Quantifying the Semantic Collision
The core issue here is the breakdown of intent. When a user searches "Meteora," what are they actually looking for? Google's algorithm is sophisticated, but it's not telepathic. It's forced to present a blended, compromised page of results—a link to a travel guide, a YouTube playlist of Linkin Park songs, and a link to a crypto exchange, all competing for the top spot. This ambiguity has profound consequences.
First, it renders most automated sentiment analysis tools useless. A tool scraping social media for mentions of "Meteora" might see a spike in negative sentiment. Is that because of a market downturn affecting the `meteora crypto` token, or is it a wave of fans expressing sadness on the anniversary of Bennington's death? The context is everything, and the algorithm has no reliable way to differentiate. Any report generated from this raw data would be, to put it mildly, misleading.
This leads to a methodological question I can't seem to shake: how are the platforms that sell this trend data accounting for this? Are they using advanced natural language processing to parse the context of every mention?
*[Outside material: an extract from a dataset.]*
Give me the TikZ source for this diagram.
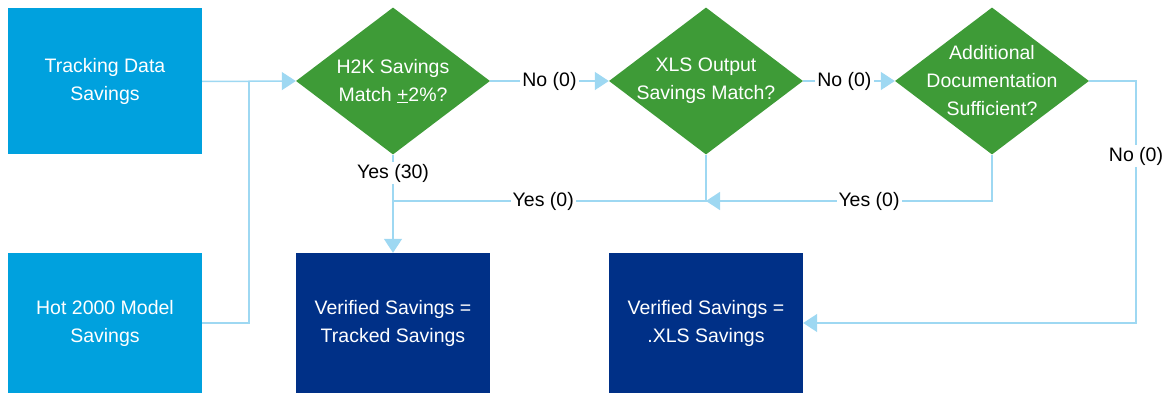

Or are they simply counting keywords and selling flawed insights to clients who don't know any better? My suspicion leans heavily toward the latter. The resources required for the former are immense, and the market for "good enough" data is, unfortunately, quite large.
This semantic dilution creates a unique branding problem for each entity. Does the DeFi protocol gain a veneer of legitimacy by unintentionally associating with a beloved album and a world-famous landmark? Or does its volatile, sometimes scam-ridden crypto context tarnish the reputation of the others? What does the tourism board for Thessaly, Greece, have to do to ensure someone searching for `meteora greece` isn't first hit with an ad for a decentralized exchange? These are not theoretical questions; they have real-world financial implications for marketing budgets and brand strategy. The battle for "Meteora" is a perfect microcosm of the internet's chaotic, context-stripped reality, where an ancient monastery and a blockchain protocol are forced to become neighbors on the same digital block.
A Case of Semantic Dilution
My final analysis is that the word "Meteora" is a depreciating asset. Its value, derived from its specificity, is being systematically eroded by fragmentation. For the Linkin Park album and the Greek monasteries, this is a slow, frustrating dilution of their powerful legacy. They are victims of a semantic hijacking. For the Meteora crypto protocol, however, this is a far more immediate and critical risk. Choosing a name with such a heavy cultural and historical footprint was either a stroke of SEO genius or an act of profound short-sightedness. While it may have bootstrapped their initial visibility, they are now permanently tied to a chaotic and uncontrollable data set. They don't own their own name, and in the digital world, that's a fatal flaw. The data is clear: "Meteora" is no longer a signal; it's just noise.